START
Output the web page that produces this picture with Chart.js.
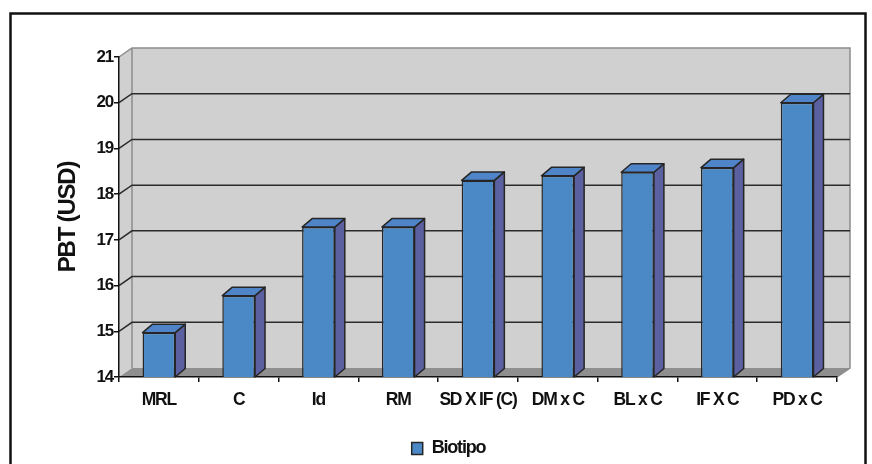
<!DOCTYPE html>
<html><head><meta charset="utf-8">
<script src="https://cdn.jsdelivr.net/npm/chart.js@4.4.1/dist/chart.umd.min.js"></script>
<style>html,body{margin:0;padding:0;background:#fff}canvas{display:block}</style>
</head><body>
<canvas id="c" width="872" height="464"></canvas>
<script>
// Profit per biotype (PBT), in USD
const categories = ['MRL', 'C', 'Id', 'RM', 'SD X IF (C)', 'DM x C', 'BL x C', 'IF X C', 'PD x C'];
const pbtValues = [14.97, 15.78, 17.28, 17.28, 18.30, 18.40, 18.48, 18.58, 20.0];
const seriesName = 'Biotipo';
const axisTitle = 'PBT (USD)';
const yMin = 14;
const yMax = 21;
const yStep = 1;

const SANS = "'Liberation Sans', Arial, sans-serif";
const TIGHT = '-1.2px';   // tight letter spacing for all chart text

// depth offsets of the pseudo-3D room and of the columns
const WALL = {dx: 13, dy: -9};
const BAR = {dx: 10, dy: -8.5};
const COLORS = {
  front: '#4A88C6', side: '#5A60A0', top: '#4F84C9', edge: '#262626',
  wall: '#D0D0D0', wallEdge: '#8C8C8C', floor: '#8F8F8F', grid: '#2B2B2B', text: '#111111'
};

const room3d = {
  id: 'room3d',
  beforeUpdate(chart) {
    chart.ctx.letterSpacing = TIGHT;
  },
  beforeDraw(chart) {
    const {ctx, chartArea: a, scales: {y}} = chart;
    const L = a.left, R = a.right, T = a.top, B = a.bottom, dx = WALL.dx, dy = WALL.dy;
    ctx.save();
    ctx.fillStyle = '#fff';
    ctx.fillRect(0, 0, chart.width, chart.height);
    // outer frame
    ctx.strokeStyle = '#111';
    ctx.lineWidth = 2.5;
    ctx.strokeRect(10.5, 13.5, 855, 520);
    // back wall and side wall
    ctx.fillStyle = COLORS.wall;
    ctx.fillRect(L + dx, T + dy, R - L, B - T);
    ctx.beginPath();
    ctx.moveTo(L, T); ctx.lineTo(L + dx, T + dy); ctx.lineTo(L + dx, B + dy); ctx.lineTo(L, B);
    ctx.closePath(); ctx.fill();
    // floor
    ctx.fillStyle = COLORS.floor;
    ctx.beginPath();
    ctx.moveTo(L, B); ctx.lineTo(L + dx, B + dy); ctx.lineTo(R + dx, B + dy); ctx.lineTo(R, B);
    ctx.closePath(); ctx.fill();
    // wall outlines
    ctx.strokeStyle = COLORS.wallEdge;
    ctx.lineWidth = 1.5;
    ctx.beginPath();
    ctx.moveTo(L, T); ctx.lineTo(L + dx, T + dy); ctx.lineTo(R + dx, T + dy);
    ctx.lineTo(R + dx, B + dy); ctx.lineTo(R, B);
    ctx.moveTo(L + dx, T + dy); ctx.lineTo(L + dx, B + dy);
    ctx.stroke();
    // value grid lines across side wall and back wall
    ctx.strokeStyle = COLORS.grid;
    y.ticks.forEach(t => {
      if (t.value <= yMin || t.value >= yMax) return;
      const py = y.getPixelForValue(t.value);
      ctx.beginPath();
      ctx.moveTo(L, py); ctx.lineTo(L + dx, py + dy); ctx.lineTo(R + dx, py + dy);
      ctx.stroke();
    });
    ctx.restore();
    ctx.letterSpacing = TIGHT;
  },
  afterDatasetsDraw(chart) {
    const ctx = chart.ctx;
    const meta = chart.getDatasetMeta(0);
    const floorY = chart.scales.y.getPixelForValue(yMin);
    ctx.save();
    ctx.lineWidth = 1.5;
    ctx.strokeStyle = COLORS.edge;
    ctx.lineJoin = 'round';
    meta.data.forEach(bar => {
      const {x, y, width} = bar.getProps(['x', 'y', 'width'], true);
      const l = x - width / 2, r = x + width / 2, dx = BAR.dx, dy = BAR.dy;
      ctx.fillStyle = COLORS.side;
      ctx.beginPath();
      ctx.moveTo(r, y); ctx.lineTo(r + dx, y + dy); ctx.lineTo(r + dx, floorY + dy); ctx.lineTo(r, floorY);
      ctx.closePath(); ctx.fill(); ctx.stroke();
      ctx.fillStyle = COLORS.top;
      ctx.beginPath();
      ctx.moveTo(l, y); ctx.lineTo(l + dx, y + dy); ctx.lineTo(r + dx, y + dy); ctx.lineTo(r, y);
      ctx.closePath(); ctx.fill(); ctx.stroke();
    });
    ctx.restore();
  }
};

new Chart(document.getElementById('c'), {
  type: 'bar',
  data: {
    labels: categories,
    datasets: [{
      label: seriesName,
      data: pbtValues,
      backgroundColor: COLORS.front,
      borderColor: COLORS.edge,
      borderWidth: 1.5,
      borderSkipped: false,
      categoryPercentage: 1,
      barPercentage: 0.41
    }]
  },
  options: {
    responsive: false,
    animation: false,
    devicePixelRatio: 1,
    layout: {padding: {left: 60, right: 35, top: 57, bottom: -3.5}},
    plugins: {
      legend: {
        position: 'bottom',
        labels: {
          font: {family: SANS, size: 18, weight: 'bold'},
          color: COLORS.text, boxWidth: 11, boxHeight: 12, padding: 4
        }
      },
      tooltip: {enabled: false}
    },
    scales: {
      x: {
        grid: {display: true, drawOnChartArea: false, drawTicks: true, tickLength: 5, color: COLORS.text, lineWidth: 1.5, offset: true},
        border: {display: true, color: COLORS.text, width: 1.5},
        ticks: {font: {family: SANS, size: 17.5, weight: 'bold'}, color: COLORS.text, padding: 8, maxRotation: 0, autoSkip: false},
        afterFit(s) { s.height = 58.5; }
      },
      y: {
        min: yMin, max: yMax,
        ticks: {stepSize: yStep, font: {family: SANS, size: 17, weight: 'bold'}, color: COLORS.text, padding: 1},
        grid: {drawOnChartArea: false, tickLength: 5, color: COLORS.text, lineWidth: 1.5},
        border: {display: true, color: COLORS.text, width: 1.5},
        title: {
          display: true, text: axisTitle, color: COLORS.text,
          font: {family: SANS, size: 24, weight: 'bold', lineHeight: 1},
          padding: {top: -3.5, bottom: 0}
        },
        afterFit(s) { s.width = 59; }
      }
    }
  },
  plugins: [room3d]
});
</script>
</body></html>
END
Stated task ::
Copy the data word for word. Pictures do not go in the copy.

Full output ::
Output the web page that produces this picture with Chart.js.
<!DOCTYPE html>
<html><head><meta charset="utf-8">
<script src="https://cdn.jsdelivr.net/npm/chart.js@4.4.1/dist/chart.umd.min.js"></script>
<style>html,body{margin:0;padding:0;background:#fff}canvas{display:block}</style>
</head><body>
<canvas id="c" width="872" height="464"></canvas>
<script>
// Profit per biotype (PBT), in USD
const categories = ['MRL', 'C', 'Id', 'RM', 'SD X IF (C)', 'DM x C', 'BL x C', 'IF X C', 'PD x C'];
const pbtValues = [14.97, 15.78, 17.28, 17.28, 18.30, 18.40, 18.48, 18.58, 20.0];
const seriesName = 'Biotipo';
const axisTitle = 'PBT (USD)';
const yMin = 14;
const yMax = 21;
const yStep = 1;

const SANS = "'Liberation Sans', Arial, sans-serif";
const TIGHT = '-1.2px';   // tight letter spacing for all chart text

// depth offsets of the pseudo-3D room and of the columns
const WALL = {dx: 13, dy: -9};
const BAR = {dx: 10, dy: -8.5};
const COLORS = {
  front: '#4A88C6', side: '#5A60A0', top: '#4F84C9', edge: '#262626',
  wall: '#D0D0D0', wallEdge: '#8C8C8C', floor: '#8F8F8F', grid: '#2B2B2B', text: '#111111'
};

const room3d = {
  id: 'room3d',
  beforeUpdate(chart) {
    chart.ctx.letterSpacing = TIGHT;
  },
  beforeDraw(chart) {
    const {ctx, chartArea: a, scales: {y}} = chart;
    const L = a.left, R = a.right, T = a.top, B = a.bottom, dx = WALL.dx, dy = WALL.dy;
    ctx.save();
    ctx.fillStyle = '#fff';
    ctx.fillRect(0, 0, chart.width, chart.height);
    // outer frame
    ctx.strokeStyle = '#111';
    ctx.lineWidth = 2.5;
    ctx.strokeRect(10.5, 13.5, 855, 520);
    // back wall and side wall
    ctx.fillStyle = COLORS.wall;
    ctx.fillRect(L + dx, T + dy, R - L, B - T);
    ctx.beginPath();
    ctx.moveTo(L, T); ctx.lineTo(L + dx, T + dy); ctx.lineTo(L + dx, B + dy); ctx.lineTo(L, B);
    ctx.closePath(); ctx.fill();
    // floor
    ctx.fillStyle = COLORS.floor;
    ctx.beginPath();
    ctx.moveTo(L, B); ctx.lineTo(L + dx, B + dy); ctx.lineTo(R + dx, B + dy); ctx.lineTo(R, B);
    ctx.closePath(); ctx.fill();
    // wall outlines
    ctx.strokeStyle = COLORS.wallEdge;
    ctx.lineWidth = 1.5;
    ctx.beginPath();
    ctx.moveTo(L, T); ctx.lineTo(L + dx, T + dy); ctx.lineTo(R + dx, T + dy);
    ctx.lineTo(R + dx, B + dy); ctx.lineTo(R, B);
    ctx.moveTo(L + dx, T + dy); ctx.lineTo(L + dx, B + dy);
    ctx.stroke();
    // value grid lines across side wall and back wall
    ctx.strokeStyle = COLORS.grid;
    y.ticks.forEach(t => {
      if (t.value <= yMin || t.value >= yMax) return;
      const py = y.getPixelForValue(t.value);
      ctx.beginPath();
      ctx.moveTo(L, py); ctx.lineTo(L + dx, py + dy); ctx.lineTo(R + dx, py + dy);
      ctx.stroke();
    });
    ctx.restore();
    ctx.letterSpacing = TIGHT;
  },
  afterDatasetsDraw(chart) {
    const ctx = chart.ctx;
    const meta = chart.getDatasetMeta(0);
    const floorY = chart.scales.y.getPixelForValue(yMin);
    ctx.save();
    ctx.lineWidth = 1.5;
    ctx.strokeStyle = COLORS.edge;
    ctx.lineJoin = 'round';
    meta.data.forEach(bar => {
      const {x, y, width} = bar.getProps(['x', 'y', 'width'], true);
      const l = x - width / 2, r = x + width / 2, dx = BAR.dx, dy = BAR.dy;
      ctx.fillStyle = COLORS.side;
      ctx.beginPath();
      ctx.moveTo(r, y); ctx.lineTo(r + dx, y + dy); ctx.lineTo(r + dx, floorY + dy); ctx.lineTo(r, floorY);
      ctx.closePath(); ctx.fill(); ctx.stroke();
      ctx.fillStyle = COLORS.top;
      ctx.beginPath();
      ctx.moveTo(l, y); ctx.lineTo(l + dx, y + dy); ctx.lineTo(r + dx, y + dy); ctx.lineTo(r, y);
      ctx.closePath(); ctx.fill(); ctx.stroke();
    });
    ctx.restore();
  }
};

new Chart(document.getElementById('c'), {
  type: 'bar',
  data: {
    labels: categories,
    datasets: [{
      label: seriesName,
      data: pbtValues,
      backgroundColor: COLORS.front,
      borderColor: COLORS.edge,
      borderWidth: 1.5,
      borderSkipped: false,
      categoryPercentage: 1,
      barPercentage: 0.41
    }]
  },
  options: {
    responsive: false,
    animation: false,
    devicePixelRatio: 1,
    layout: {padding: {left: 60, right: 35, top: 57, bottom: -3.5}},
    plugins: {
      legend: {
        position: 'bottom',
        labels: {
          font: {family: SANS, size: 18, weight: 'bold'},
          color: COLORS.text, boxWidth: 11, boxHeight: 12, padding: 4
        }
      },
      tooltip: {enabled: false}
    },
    scales: {
      x: {
        grid: {display: true, drawOnChartArea: false, drawTicks: true, tickLength: 5, color: COLORS.text, lineWidth: 1.5, offset: true},
        border: {display: true, color: COLORS.text, width: 1.5},
        ticks: {font: {family: SANS, size: 17.5, weight: 'bold'}, color: COLORS.text, padding: 8, maxRotation: 0, autoSkip: false},
        afterFit(s) { s.height = 58.5; }
      },
      y: {
        min: yMin, max: yMax,
        ticks: {stepSize: yStep, font: {family: SANS, size: 17, weight: 'bold'}, color: COLORS.text, padding: 1},
        grid: {drawOnChartArea: false, tickLength: 5, color: COLORS.text, lineWidth: 1.5},
        border: {display: true, color: COLORS.text, width: 1.5},
        title: {
          display: true, text: axisTitle, color: COLORS.text,
          font: {family: SANS, size: 24, weight: 'bold', lineHeight: 1},
          padding: {top: -3.5, bottom: 0}
        },
        afterFit(s) { s.width = 59; }
      }
    }
  },
  plugins: [room3d]
});
</script>
</body></html>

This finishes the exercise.